This example demonstrates how two Debezium change data topics can be joined via Kafka Streams, using the new foreign key join feature in Apache Kafka 2.4 (KIP-213). It accompanies the blog post Understanding Non-Key Joins With the Quarkus Extension for Kafka Streams.
The source database contains two tables, customers
and addresses
, with a foreign key relationship from the latter to the former,
i.e. a customer can have multiple addresses.
Using Kafka Streams, the change event topics for both tables are loaded into two KTable
s,
which are joined on the customer id.
Each insertion, update or deletion of a record on either side will re-trigger the join.
The stream processing application is implemented using the Quarkus stack and its Kafka Streams extension. Amongst other things, this allows building a native binary of each service, resulting in significantly less memory usage and faster start-up than the JVM-based version.
Prepare the Java components by first performing a Maven build.
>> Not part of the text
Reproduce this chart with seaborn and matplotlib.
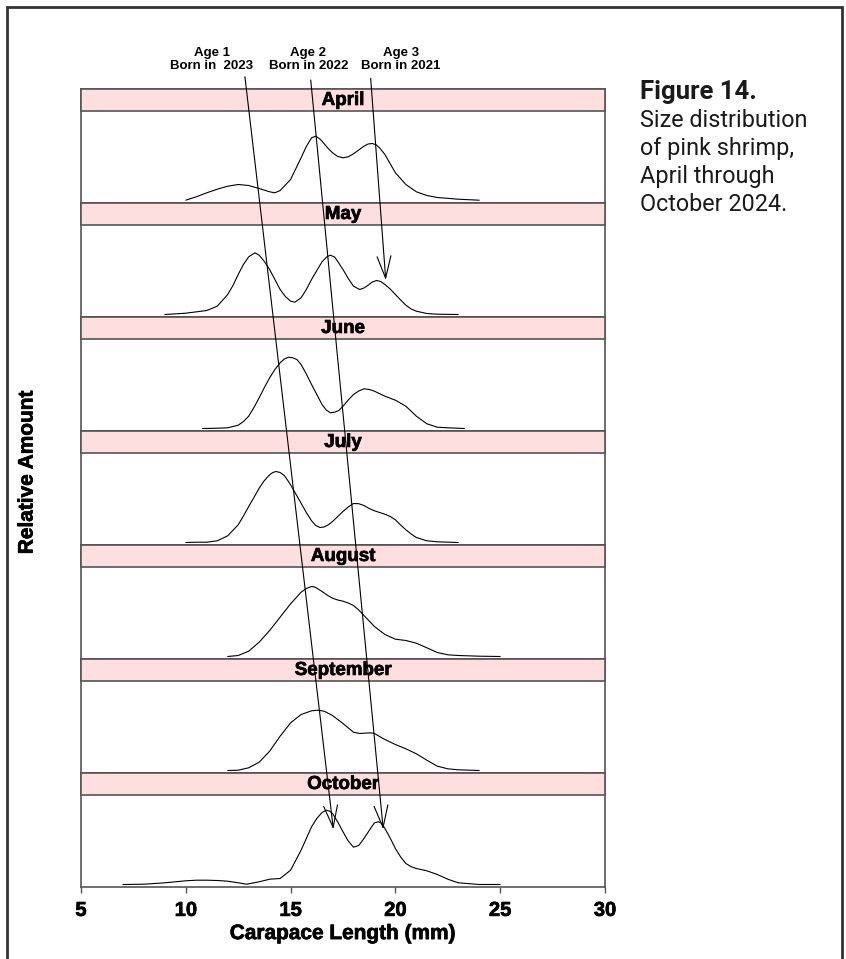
import matplotlib
matplotlib.use("Agg")
import matplotlib.pyplot as plt
import matplotlib.patheffects as pe
from matplotlib.patches import Rectangle
import pandas as pd
import seaborn as sns

# ---- data: carapace length (mm) and relative amount, by month ----
months = ["April", "May", "June", "July", "August", "September", "October"]

april_len = [10, 10.5, 11, 11.5, 12, 12.5, 13, 13.5, 14, 14.25, 14.5, 15, 15.5, 15.75, 16, 16.2,
             16.4, 16.5, 16.75, 17, 17.25, 17.5, 17.75, 18, 18.5, 18.7, 18.9, 19.1, 19.25, 19.5,
             20, 20.5, 21, 21.5, 22, 23, 24]
april_amt = [0.3, 3.7, 7.7, 11.3, 14.3, 16, 15, 12, 8.7, 7.7, 10, 21, 42.7, 54, 62.7, 64.3,
             61.5, 59.3, 53, 47.7, 44, 42.7, 43.7, 46.7, 54.3, 56.5, 57, 55.5, 52.5, 46,
             27.7, 16, 8.7, 5, 3, 1.3, 0.3]

may_len = [9, 10, 11, 11.5, 12, 12.25, 12.5, 12.75, 13, 13.3, 13.5, 13.75, 14, 14.5, 14.75, 15,
           15.2, 15.5, 15.75, 16, 16.25, 16.5, 16.75, 16.9, 17.1, 17.25, 17.5, 17.75, 18, 18.3,
           18.5, 18.7, 18.9, 19.1, 19.3, 19.5, 19.75, 20, 20.25, 20.5, 20.75, 21, 21.5, 22, 23]
may_amt = [0, 1.3, 4, 8.3, 20, 29, 40, 50, 57.7, 61.7, 59.3, 53, 45, 25, 18, 13.3,
           12.3, 16.7, 25, 35, 44, 52.7, 58, 59.3, 57.5, 53, 45, 36, 28.3, 25,
           26.5, 29.3, 32.5, 34, 33, 30, 25.5, 20, 14.5, 9.3, 5.5, 3.3, 1, 0.3, 0]

june_len = [10.8, 11.5, 12, 12.5, 12.75, 13, 13.25, 13.5, 13.75, 14, 14.25, 14.5, 14.7, 14.9,
            15.1, 15.3, 15.5, 15.75, 16, 16.25, 16.5, 16.7, 16.9, 17.1, 17.3, 17.5, 17.75, 18,
            18.25, 18.5, 18.75, 19, 19.5, 20, 20.5, 21, 21.5, 22, 22.5, 23.3]
june_amt = [0, 0.3, 0.7, 3.3, 7, 12.3, 21, 30.7, 41, 50.7, 59, 65.7, 69.5, 71.3,
            70.7, 69, 64, 54.5, 44, 34, 24, 18.5, 15.7, 16.3, 18, 22.3, 28.5, 34,
            37.5, 39.7, 39, 37.3, 32.3, 28.3, 22.3, 12.3, 4.7, 1.3, 0.7, 0]

july_len = [10, 10.5, 11, 11.5, 12, 12.5, 12.75, 13, 13.25, 13.5, 13.75, 14, 14.15, 14.3, 14.5,
            14.7, 14.85, 15, 15.25, 15.5, 15.75, 16, 16.2, 16.4, 16.6, 16.8, 17, 17.25, 17.5,
            17.75, 18, 18.25, 18.5, 18.75, 19, 19.25, 19.5, 19.75, 20, 20.25, 20.5, 20.75, 21,
            21.5, 22, 23]
july_amt = [0, 0.3, 0.3, 1.7, 6.7, 17.7, 26.5, 36, 45, 54.3, 62, 67.7, 70, 71, 70,
            67, 62.5, 57.7, 48.5, 39.3, 30, 21.7, 17, 15, 15.5, 17.7, 21, 26, 31,
            35.5, 39, 38.8, 37, 34, 31.7, 30, 28.3, 26, 22.7, 17.5, 12.7, 8.5, 5,
            1.7, 0.7, 0]

august_len = [12, 12.5, 13, 13.5, 14, 14.5, 15, 15.5, 15.75, 16, 16.15, 16.3, 16.5, 16.75, 17,
              17.25, 17.5, 17.75, 18, 18.25, 18.5, 19, 19.5, 20, 20.5, 21, 21.5, 22, 22.5, 23,
              24, 25]
august_amt = [0, 1, 5.3, 14.3, 26, 39.3, 52.7, 64.3, 68, 70, 69.5, 67.7, 65, 61.3, 58.3,
              56.5, 55.3, 53.5, 51, 46.5, 41, 30, 22, 17.3, 16, 13.3, 8.7, 4, 1.7, 1,
              0.3, 0]

september_len = [12, 12.5, 13, 13.5, 14, 14.5, 15, 15.5, 16, 16.3, 16.6, 17, 17.5, 18, 18.3,
                 18.8, 19, 19.5, 20, 20.5, 21, 21.5, 22, 22.5, 23, 24]
september_amt = [0, 0.3, 2.7, 8.3, 19.3, 34.3, 47.7, 56, 59.7, 60.3, 59.3, 55, 47, 38.3, 37,
                 37.7, 37, 31, 26, 21.7, 16.7, 10.3, 4.3, 1.7, 0.7, 0]

october_len = [7, 8, 9, 10, 10.5, 11, 11.5, 12, 12.5, 12.9, 13.5, 14, 14.5, 15, 15.5, 16, 16.25,
               16.5, 16.7, 16.85, 17, 17.25, 17.5, 17.75, 18, 18.25, 18.5, 18.75, 19, 19.2,
               19.35, 19.5, 19.75, 20, 20.25, 20.5, 20.75, 21, 21.5, 22, 22.5, 23, 24, 25]
october_amt = [0, 0.3, 1.7, 3.7, 4.3, 4.3, 4, 3.3, 1.7, 0.3, 2.7, 5.3, 6, 14.3, 34.3, 57.7, 66,
               72, 74.3, 73.5, 71, 62.5, 52.7, 43.5, 37.3, 39, 46, 54, 61.7, 62.7,
               61, 56, 46.5, 36, 27.5, 21, 17.8, 16, 13.7, 10, 5.3, 1.7, 0, 0]

lengths = [april_len, may_len, june_len, july_len, august_len, september_len, october_len]
amounts = [april_amt, may_amt, june_amt, july_amt, august_amt, september_amt, october_amt]

# year-class tracking arrows: label, start (length, height above top panel), tip (length, height), target month
age_labels = ["Age 1\nBorn in  2023", "Age 2\nBorn in 2022", "Age 3\nBorn in 2021"]
age_label_x = [11.24, 15.85, 20.25]
age_start_x = [12.82, 15.96, 18.82]
age_start_y = [123.8, 120.5, 122.2]
age_tip_x = [17.04, 19.42, 19.54]
age_tip_y = [55.2, 55.2, 34.5]
age_tip_month = ["October", "October", "May"]

xticks = [5, 10, 15, 20, 25, 30]

df = pd.concat(
    [pd.DataFrame({"month": m, "length": x, "amount": y})
     for m, x, y in zip(months, lengths, amounts)],
    ignore_index=True,
)

# ---- styling ----
sns.set_style("ticks")
plt.rcParams["font.family"] = ["Liberation Sans", "DejaVu Sans"]
plt.rcParams["text.color"] = "black"
plt.rcParams["axes.labelcolor"] = "black"
plt.rcParams["xtick.color"] = "black"

W, H = 846, 959
STRIP = 22 / 114          # strip height as a fraction of each panel
YLIM = (-2.5, 111.5)
PINK = "#FFDEE0"
FRAME = "#555555"
HEAVY = [pe.withStroke(linewidth=0.5, foreground="black")]

g = sns.FacetGrid(df, row="month", row_order=months, height=1.14, aspect=524 / 114,
                  sharex=True, sharey=True, despine=False)
g.map_dataframe(sns.lineplot, x="length", y="amount", color="black",
                linewidth=0.8, estimator=None, sort=False)
g.set_titles("")
g.set(xlim=(5, 30), ylim=YLIM)
g.set_axis_labels("", "")

fig = g.figure
fig.set_size_inches(W / 100, H / 100)
fig.set_dpi(100)

axes = g.axes.flat
ax_by_month = {}
for ax, m in zip(axes, months):
    ax_by_month[m] = ax
    ax.set_yticks([])
    for sp in ax.spines.values():
        sp.set_color(FRAME)
        sp.set_linewidth(1.2)
    ax.add_patch(Rectangle((0, 1 - STRIP), 1, STRIP, transform=ax.transAxes,
                           facecolor=PINK, edgecolor=FRAME, linewidth=1.2,
                           clip_on=False, zorder=3))
    ax.text(0.5, 1 - STRIP / 2 - 0.004, m, transform=ax.transAxes, ha="center", va="center",
            fontsize=13.5, fontweight="bold", color="black", zorder=4, path_effects=HEAVY)
    ax.tick_params(axis="x", bottom=False, labelbottom=False)

bottom = ax_by_month["October"]
bottom.set_xticks(xticks)
bottom.tick_params(axis="x", bottom=True, labelbottom=True, direction="out",
                   length=4.5, width=1, color=FRAME, labelcolor="black", labelsize=14.5, pad=5.5)
for lbl in bottom.get_xticklabels():
    lbl.set_fontweight("bold")
    lbl.set_path_effects(HEAVY)
bottom.set_xlabel("Carapace Length (mm)", fontsize=15, fontweight="bold", labelpad=3,
                  path_effects=HEAVY)

# year-class labels and arrows
top = ax_by_month["April"]
for lab, lx, sx, sy, tx, ty, tm in zip(age_labels, age_label_x, age_start_x, age_start_y,
                                       age_tip_x, age_tip_y, age_tip_month):
    top.text(lx, 141, lab, ha="center", va="center", fontsize=9.5, fontweight="bold",
             linespacing=1.15, clip_on=False)
    ax_by_month[tm].annotate(
        "", xy=(tx, ty), xycoords="data", xytext=(sx, sy), textcoords=top.transData,
        annotation_clip=False,
        arrowprops=dict(arrowstyle="->,head_length=15.8,head_width=5", mutation_scale=1,
                        color="black", linewidth=0.8, shrinkA=0, shrinkB=0),
    )

fig.subplots_adjust(left=81 / W, right=605 / W, top=1 - 89 / H, bottom=1 - 887 / H, hspace=0)

fig.text(27 / W, 1 - 472 / H, "Relative Amount", rotation=90, ha="center", va="center",
         fontsize=15, fontweight="bold", path_effects=HEAVY)

# caption
cap_x = 640 / W
fig.text(cap_x, 1 - 99 / H, "Figure 14.", fontfamily="Roboto", fontweight="bold",
         fontsize=18.5, color="#1a1a1a", va="baseline")
for i, line in enumerate(["Size distribution", "of pink shrimp,", "April through", "October 2024."]):
    fig.text(cap_x, 1 - (127 + 28 * i) / H, line, fontfamily="Roboto", fontsize=16.8,
             color="#1a1a1a", va="baseline")

# outer frame
fig.add_artist(Rectangle((7 / W, -0.1), (842 - 7) / W, 0.1 + (H - 7) / H,
                         transform=fig.transFigure, facecolor="none",
                         edgecolor="#333333", linewidth=2))

fig.savefig("out.png", dpi=100)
$ mvn clean package -f aggregator/pom.xml
Setup the necessary environment variables
$ export DEBEZIUM_VERSION=2.1
$ export QUARKUS_BUILD=jvm
The DEBEZIUM_VERSION
specifies which version of Debezium artifacts should be used.
The QUARKUS_BUILD
specifies whether docker-compose will build containers using Quarkus in JVM or Native modes.
The default is jvm
for JVM mode but native
can also be specified to build Quarkus native containers.
Please refer to the Quarkus documentation for details around building native binaries.
Start all components:
$ docker-compose up --build
This executes all configurations set forth by the docker-compose.yaml
file.
Register the connector that to stream outbox changes from the order service:
$ http PUT http://localhost:8083/connectors/inventory-connector/config < register-postgres.json
HTTP/1.1 201 Created
Examine the joined events using kafkacat:
$ docker run --tty --rm \
--network kstreams-fk-join-network \
quay.io/debezium/tooling:1.2 \
kafkacat -b kafka:9092 -C -o beginning -q \
-t customers-with-addresses | jq .
Getting a session in the Postgres DB of the "order" service:
$ docker run --tty --rm -i \
--network kstreams-fk-join-network \
quay.io/debezium/tooling:1.2 \
bash -c 'pgcli postgresql://postgres:postgres@postgres:5432/postgres'
E.g. to update a customer record:
update inventory.customers set first_name = 'Sarah' where id = 1001;
When working on the aggregator application, running it directly on your host (instead of via Docker Compose) using the Quarkus dev mode is the recommended approach. For that
- add
- ADVERTISED_HOST_NAME=<YOUR HOST IP>
to theenvironment
section of the "kafka" service in the Docker Compose file. - run the Docker Compose set-up without the aggregator service, e.g.:
docker-compose up --scale aggregator=0
- run the aggregator app in dev mode, specifying your IP as advertised host, e.g.:
mvn compile quarkus:dev -Dkafka.bootstrap.servers=<YOUR HOST IP>:9092 -Dquarkus.http.port=8079
Any code changes will immediately picked up after reloading the application in the web browser.